Ivory Coast‘s revamp of its cocoa sector, which began in November last year, is attracting plaudits from its international partners who are weighing up the deservedness of granting debt relief to the West African country.
The world’s leading producer of cocoa, the major ingredient in chocolate, Ivory Coast instituted the reform in order to raise farmgate prices, and in turn encourage growers to boost output and make investments in their abandoned plantations.
Under the programme, authorities have been holding auctions twice daily to sell the bulk of the 2012/13 season’s crop before it actually starts in October. The auctions will be used to determine the standard price for the season, and will require that farmers get at least 50 percent of that price for the duration of the season.
Buyers and exporters had initially distanced themselves from the arrangement, accusing authorities of underestimating the real cost of bringing cocoa to port. They also had little faith in the scale for reimbursing handling costs, fearing it could heap losses on them.

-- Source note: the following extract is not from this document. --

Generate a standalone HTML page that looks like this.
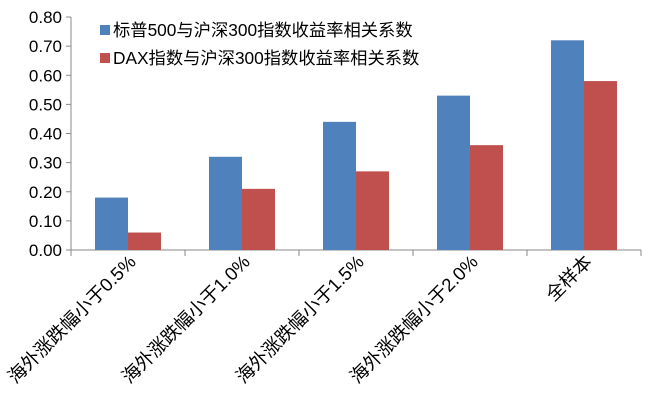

But government officials now say that the auctions are going on and the broader reform process is alive again, as government intends to address all concerns of exporters.
“We are satisfied with how the auctions are now moving forward,” Emmanuel Ahoutou, principal private secretary to Finance Minister, Charles Koffi Diby said. “Everyone is participating in them now. It’s working well and without problem.”
Although the International Monetary Fund (IMF) is yet to officially review progress reports prior to the taking of a final decision, it has declared that a deal would likely be done by the end of June, a move that analysts consider a tacit expression of confidence in ongoing works.
“The things that we identified as essential for the first six months have more or less been done. Setting up the new structures, putting the legal framework in place, and starting auctions: all of that is happening,” IMF Resident Representative, Wayne Camard said.
Tedd George, head of agricultural research at Ecobank believes that concluding the debt deals is years behind schedule, and that the IMF and the World Bank are under enormous pressure to get them out of the door.
“I don’t think they are looking at the fine print. Right now (buyers and exporters) are engaged because they have little other option. But they are also negotiating hard behind the scenes to protect their interests,” he added.
Farmers in the country have said they would be happy if the succeeds in providing them with prices between 800 and 1,000 CFA/kg.
Ivory Coast is the largest cocoa grower in the world, its biggest exporters being units of ADM, Cargill, Barry Callebault and Armajaro. It produced a record 1.5 million tonnes last season despite the civil war that crushed exports for many months.